Another week, another injury for Tottenham Hotspur. Not only have the Lilywhites been robbed of the vast majority of their midfielders, but now the Gods have conspired to rob ‘Arry Redknapp’s blue and white army of their leading goal scorer. However, whilst one door closes, another always opens, and for Tottenham, it could be Luka Modric bearing the key.

With Tom Huddlestone and Jermaine Jenas out injured, Modric has covered admirably in central midfield, helping Tottenham to a draw away at Fulham, and a victory at home to Blackburn. However, although many thought Modric might seize the chance to dictate proceedings from central midfield, Modric has often been crowded out, shackled with too much defensive responsibility to effectively stamp his authority in the final third. Although Modric is not suited to a central position in a 4-4-2, the injury to Jermain Defoe could provide Redknapp the opportunity to alter his formation slightly, and deploy Modric ‘in the hole’ behind Pavlyuchenko.

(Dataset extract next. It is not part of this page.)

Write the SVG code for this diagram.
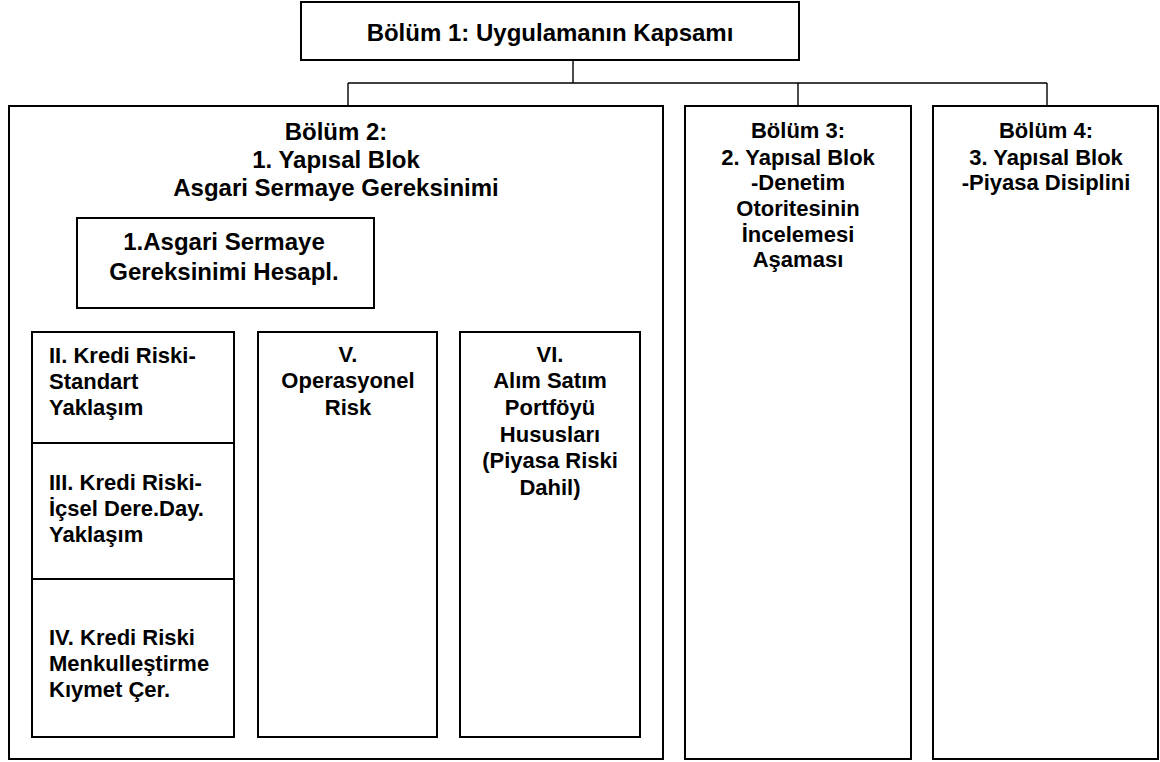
<svg xmlns="http://www.w3.org/2000/svg" width="1160" height="762" viewBox="0 0 1160 762">
  <style>
    .box { fill: #ffffff; stroke: #000000; stroke-width: 2; }
    .div { fill: none; stroke: #000000; stroke-width: 2; }
    .link { fill: none; stroke: #000000; stroke-width: 1.4; }
    text { font-family: "Liberation Sans", Arial, sans-serif; font-weight: bold; fill: #000000; }
    .c { text-anchor: middle; }
    .l { text-anchor: start; }
    .t24 { font-size: 24px; }
    .t22 { font-size: 22px; }
  </style>
  <rect x="0" y="0" width="1160" height="762" fill="#ffffff"/>

  <!-- connectors -->
  <g id="connectors">
    <path class="link" d="M573 60 V83 M348 83 H1047 M348 83 V106 M798 83 V106 M1047 83 V106"/>
    <path class="link" d="M374 308 H549 M122 308 V332 M348 308 V332 M549 308 V332"/>
  </g>

  <!-- Bölüm 1 -->
  <g id="bolum1">
    <rect class="box" x="301" y="2" width="498" height="58"/>
    <text class="c t24" x="550" y="41">Bölüm 1: Uygulamanın Kapsamı</text>
  </g>

  <!-- Bölüm 2 -->
  <g id="bolum2">
    <rect class="box" x="9" y="106" width="654" height="653"/>
    <text class="c t24" x="336" y="140">Bölüm 2:</text>
    <text class="c t24" x="336" y="168">1. Yapısal Blok</text>
    <text class="c t24" x="336" y="196">Asgari Sermaye Gereksinimi</text>
  </g>

  <g id="hesapl">
    <rect class="box" x="77" y="218" width="297" height="90"/>
    <text class="c t24" x="224" y="250">1.Asgari Sermaye</text>
    <text class="c t24" x="224" y="280">Gereksinimi Hesapl.</text>
  </g>

  <!-- Kredi riski column -->
  <g id="kredi-riski">
    <rect class="box" x="32" y="332" width="202" height="405"/>
    <path class="div" d="M32 443 H234 M32 579 H234"/>
    <text class="l t22" x="49" y="363">II. Kredi Riski-</text>
    <text class="l t22" x="49" y="389">Standart</text>
    <text class="l t22" x="49" y="415">Yaklaşım</text>
    <text class="l t22" x="49" y="490">III. Kredi Riski-</text>
    <text class="l t22" x="49" y="516">İçsel Dere.Day.</text>
    <text class="l t22" x="49" y="542">Yaklaşım</text>
    <text class="l t22" x="49" y="645">IV. Kredi Riski</text>
    <text class="l t22" x="49" y="671">Menkulleştirme</text>
    <text class="l t22" x="49" y="697">Kıymet Çer.</text>
  </g>

  <g id="operasyonel">
    <rect class="box" x="258" y="332" width="179" height="405"/>
    <text class="c t22" x="348" y="362">V.</text>
    <text class="c t22" x="348" y="388">Operasyonel</text>
    <text class="c t22" x="348" y="415">Risk</text>
  </g>

  <g id="alim-satim">
    <rect class="box" x="460" y="332" width="180" height="405"/>
    <text class="c t22" x="550" y="362">VI.</text>
    <text class="c t22" x="550" y="388">Alım Satım</text>
    <text class="c t22" x="550" y="415">Portföyü</text>
    <text class="c t22" x="550" y="442">Hususları</text>
    <text class="c t22" x="550" y="468">(Piyasa Riski</text>
    <text class="c t22" x="550" y="495">Dahil)</text>
  </g>

  <!-- Bölüm 3 -->
  <g id="bolum3">
    <rect class="box" x="685" y="106" width="226" height="653"/>
    <text class="c t22" x="798" y="138">Bölüm 3:</text>
    <text class="c t22" x="798" y="165">2. Yapısal Blok</text>
    <text class="c t22" x="798" y="190">-Denetim</text>
    <text class="c t22" x="798" y="216">Otoritesinin</text>
    <text class="c t22" x="798" y="242">İncelemesi</text>
    <text class="c t22" x="798" y="267">Aşaması</text>
  </g>

  <!-- Bölüm 4 -->
  <g id="bolum4">
    <rect class="box" x="933" y="106" width="225" height="653"/>
    <text class="c t22" x="1046" y="138">Bölüm 4:</text>
    <text class="c t22" x="1046" y="165">3. Yapısal Blok</text>
    <text class="c t22" x="1046" y="190">-Piyasa Disiplini</text>
  </g>
</svg>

For Croatia, Modric has been deployed in attacking as well as defensive central positions in midfield, and so, with Jenas and Huddlestone set to return in the coming weeks, Modric could well be played in a free role behind a striker in a 4-4-1-1 or 4-5-1 formation. Eidur Gudjohnsen has hardly had a look-in since his arrival from Monaco on loan, whilst Fabio Capello may be alarmed at how little football Peter Crouch has seen owing to Roman Palyuchenko’s goal scoring form. Deploying Modric further forward might therefore be an option, as not only would he find more space and freedom to roam, but opposition defenders would struggle to pick up the diminutive play-maker.

This could certainly be a viable option away from home, as both Pavlyuchenko and Crouch, aside from being fairly similar, are not particularly fast, and might not offer much for Tottenham on the break. However, if Modric is free to concentrate on getting forward, Tottenham might find the Croatian international can dictate play in a free role, offering the team more of an outlet.

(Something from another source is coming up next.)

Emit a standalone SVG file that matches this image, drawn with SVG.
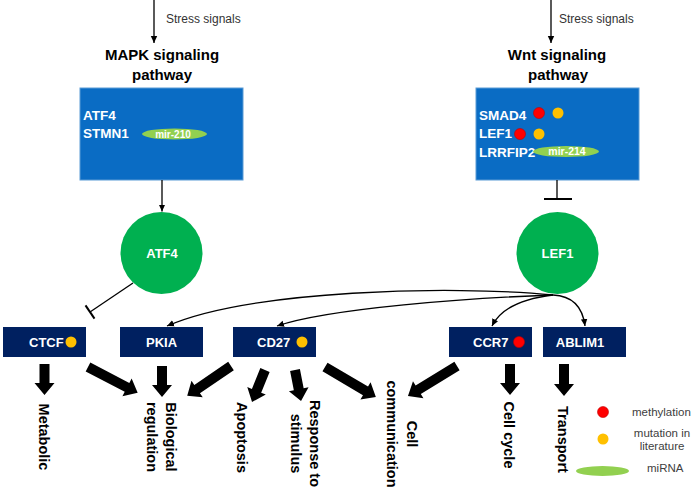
<svg xmlns="http://www.w3.org/2000/svg" width="693" height="490" viewBox="0 0 693 490">
<defs>
<style>
.bg{fill:#ffffff}
.pbox{fill:#0a6cc4;stroke:#5b9bd5;stroke-width:1}
.gbox{fill:#002060}
.circ{fill:#00b050}
.mir{fill:#92d050}
.red{fill:#ff0000;stroke:#c00000;stroke-width:0.6}
.org{fill:#ffc000}
.ln{fill:none;stroke:#000;stroke-width:1.3}
.bar{fill:none;stroke:#000;stroke-width:2}
.blk{fill:#000}
.t{font-family:"Liberation Sans",Arial,sans-serif}
.stress{font-size:12px;fill:#333}
.title{font-size:15px;font-weight:bold;fill:#000;text-anchor:middle}
.wb{font-size:13.5px;font-weight:bold;fill:#fff}
.mt{font-size:10px;font-weight:bold;fill:#fff;text-anchor:middle}
.ct{font-size:13px;font-weight:bold;fill:#fff;text-anchor:middle}
.bt{font-size:13px;font-weight:bold;fill:#fff}
.lbl{font-size:14.5px;font-weight:bold;fill:#000;text-anchor:middle}
.leg{font-size:11.5px;fill:#404040}
</style>
<marker id="ah" markerWidth="8" markerHeight="8" refX="7" refY="4" orient="auto" markerUnits="userSpaceOnUse">
<path d="M0,0.8 L7,4 L0,7.2 Z" fill="#000"/>
</marker>
</defs>
<rect class="bg" x="0" y="0" width="693" height="490"/>

<g id="mapk-pathway">
<text class="t title" x="162" y="60">MAPK signaling</text>
<text class="t title" x="162" y="80">pathway</text>
<rect class="pbox" x="80" y="88" width="163" height="92"/>
<text class="t wb" x="83" y="120">ATF4</text>
<text class="t wb" x="83" y="138">STMN1</text>
<ellipse class="mir" cx="174.5" cy="134" rx="32.5" ry="5.5"/>
<text class="t mt" x="173" y="137.5">mir-210</text>
</g>

<g id="wnt-pathway">
<text class="t title" x="557" y="60">Wnt signaling</text>
<text class="t title" x="558" y="80">pathway</text>
<rect class="pbox" x="476" y="88" width="163" height="92"/>
<text class="t wb" x="479" y="120">SMAD4</text>
<circle class="red" cx="539" cy="113" r="5.5"/>
<circle class="org" cx="558" cy="113" r="5.5"/>
<text class="t wb" x="479" y="138">LEF1</text>
<circle class="red" cx="520" cy="134" r="5.5"/>
<circle class="org" cx="539" cy="134" r="5.5"/>
<text class="t wb" x="479" y="157">LRRFIP2</text>
<ellipse class="mir" cx="566" cy="151.5" rx="33" ry="5.5"/>
<text class="t mt" x="567" y="154.5" style="font-size:10.5px">mir-214</text>
</g>

<g id="atf4">
<circle class="circ" cx="161.5" cy="253" r="41"/>
<text class="t ct" x="162" y="258">ATF4</text>
</g>
<g id="lef1">
<circle class="circ" cx="557.5" cy="253" r="41"/>
<text class="t ct" x="557.5" y="258">LEF1</text>
</g>

<g id="ctcf">
<rect class="gbox" x="3" y="327" width="83" height="30"/>
<text class="t bt" x="29" y="347">CTCF</text>
<circle class="org" cx="71" cy="342" r="5.5"/>
</g>
<g id="pkia">
<rect class="gbox" x="120" y="327" width="83" height="30"/>
<text class="t ct" x="161.5" y="347">PKIA</text>
</g>
<g id="cd27">
<rect class="gbox" x="233" y="327" width="83" height="30"/>
<text class="t bt" x="257" y="347">CD27</text>
<circle class="org" cx="302" cy="342" r="5.5"/>
</g>
<g id="ccr7">
<rect class="gbox" x="449" y="327" width="83" height="30"/>
<text class="t bt" x="473" y="347">CCR7</text>
<circle class="red" cx="519" cy="342" r="5.5"/>
</g>
<g id="ablim1">
<rect class="gbox" x="543" y="327" width="83" height="30"/>
<text class="t ct" x="580" y="347">ABLIM1</text>
</g>

<g id="stress-left">
<text class="t stress" x="166" y="23">Stress signals</text>
</g>
<g id="stress-right">
<text class="t stress" x="559" y="23">Stress signals</text>
</g>

<g id="connectors">
<line class="ln" x1="154" y1="0" x2="154" y2="43" marker-end="url(#ah)"/>
<line class="ln" x1="551" y1="0" x2="551" y2="43" marker-end="url(#ah)"/>
<line class="ln" x1="162" y1="180" x2="162" y2="211.5" marker-end="url(#ah)"/>
<line class="ln" x1="133" y1="283" x2="90" y2="312"/>
<line class="bar" x1="85.5" y1="305.4" x2="94.5" y2="318.6"/>
<line class="ln" x1="557" y1="180" x2="557" y2="199"/>
<line class="bar" x1="544" y1="199" x2="572" y2="199"/>
<path class="ln" d="M553,295 C450,285 250,290 167,326" marker-end="url(#ah)"/>
<path class="ln" d="M553,295 C470,298 330,308 277,326" marker-end="url(#ah)"/>
<path class="ln" d="M553,295 C520,299 500,310 492,326" marker-end="url(#ah)"/>
<path class="ln" d="M553,295 C575,296 583,310 585,326" marker-end="url(#ah)"/>

<path class="blk" transform="translate(44.5,364) rotate(90)" d="M0,-5H19V-10L31,0L19,10V5H0Z"/>
<path class="blk" transform="translate(88,367) rotate(27.5)" d="M0,-5H44V-10L56,0L44,10V5H0Z"/>
<path class="blk" transform="translate(162,366) rotate(90)" d="M0,-5H19V-10L31,0L19,10V5H0Z"/>
<path class="blk" transform="translate(231,366) rotate(145.7)" d="M0,-5H41V-10L53,0L41,10V5H0Z"/>
<path class="blk" transform="translate(265,370) rotate(112.1)" d="M0,-5H22.5V-10L34.5,0L22.5,10V5H0Z"/>
<path class="blk" transform="translate(295,370) rotate(79)" d="M0,-5H19.6V-10L31.6,0L19.6,10V5H0Z"/>
<path class="blk" transform="translate(325,367) rotate(30.5)" d="M0,-5H47V-10L59,0L47,10V5H0Z"/>
<path class="blk" transform="translate(457,366) rotate(148.5)" d="M0,-5H45.5V-10L57.5,0L45.5,10V5H0Z"/>
<path class="blk" transform="translate(510,364) rotate(90)" d="M0,-5H19V-10L31,0L19,10V5H0Z"/>
<path class="blk" transform="translate(564,364) rotate(90)" d="M0,-5H20V-10L32,0L20,10V5H0Z"/>
</g>

<g id="outcomes">
<text class="t lbl" transform="translate(39,437) rotate(90)">Metabolic</text>
<text class="t lbl" transform="translate(166,437) rotate(90)"><tspan x="0" y="0">Biological</tspan><tspan x="0" dy="19">regulation</tspan></text>
<text class="t lbl" transform="translate(237,437.5) rotate(90)">Apoptosis</text>
<text class="t lbl" transform="translate(310,443.5) rotate(90)"><tspan x="0" y="0">Response to</tspan><tspan x="0" dy="19">stimulus</tspan></text>
<text class="t lbl" transform="translate(407,434) rotate(90)"><tspan x="0" y="0">Cell</tspan><tspan x="0" dy="20">communication</tspan></text>
<text class="t lbl" transform="translate(504,435) rotate(90)">Cell cycle</text>
<text class="t lbl" transform="translate(558,439.5) rotate(90)">Transport</text>
</g>

<g id="legend">
<circle class="red" cx="603" cy="412" r="5.5"/>
<text class="t leg" x="632" y="416">methylation</text>
<circle class="org" cx="603" cy="439" r="5.5"/>
<text class="t leg" x="662" y="437" text-anchor="middle">mutation in</text>
<text class="t leg" x="662" y="450" text-anchor="middle">literature</text>
<ellipse class="mir" cx="602.5" cy="471" rx="26.5" ry="5"/>
<text class="t leg" x="647" y="472">miRNA</text>
</g>
</svg>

The form of Gareth Bale on the left wing is another reason that might lead Redknapp to consider revising his formation. Before Bale was moved to left midfield, Spurs lacked genuine width in midfield owing to Lennon’s injury. However, Bale has been a revelation on the left wing, and has arguably been Tottenham’s star performer in recent weeks. In a 4-4-2 Modric is most definitely best suited to left midfield. However, with Defoe and Lennon still injured, Bale could continue to add width to the Spurs midfield, whilst Modric could be moved into a forward position, leaving Jenas, Huddlestone and Palacios to compete for the two spaces in central midfield, depending on fitness and suspensions.

In a utopian world, Lennon would play on the right wing, Modric on the left, with Bale resuming his supporting role from left full-back. However, injuries have robbed Tottenham of their ideal starting 11. Whilst under Juande Ramos, Modric failed to adapt to a central attacking position in a 4-5-1 playing behind Darren Bent, Tottenham are a different animal to the one the Spaniard left in 2008. Further, the prospect of Pavlyuchenko paired with Crouch or Gudjohnsen, is hardly an appealing prospect, especially away from home where pace and work rate are essential.

With Lennon and Defoe set to spend a significant period on the treatment table, is it time to let the little Croatian loose in attack?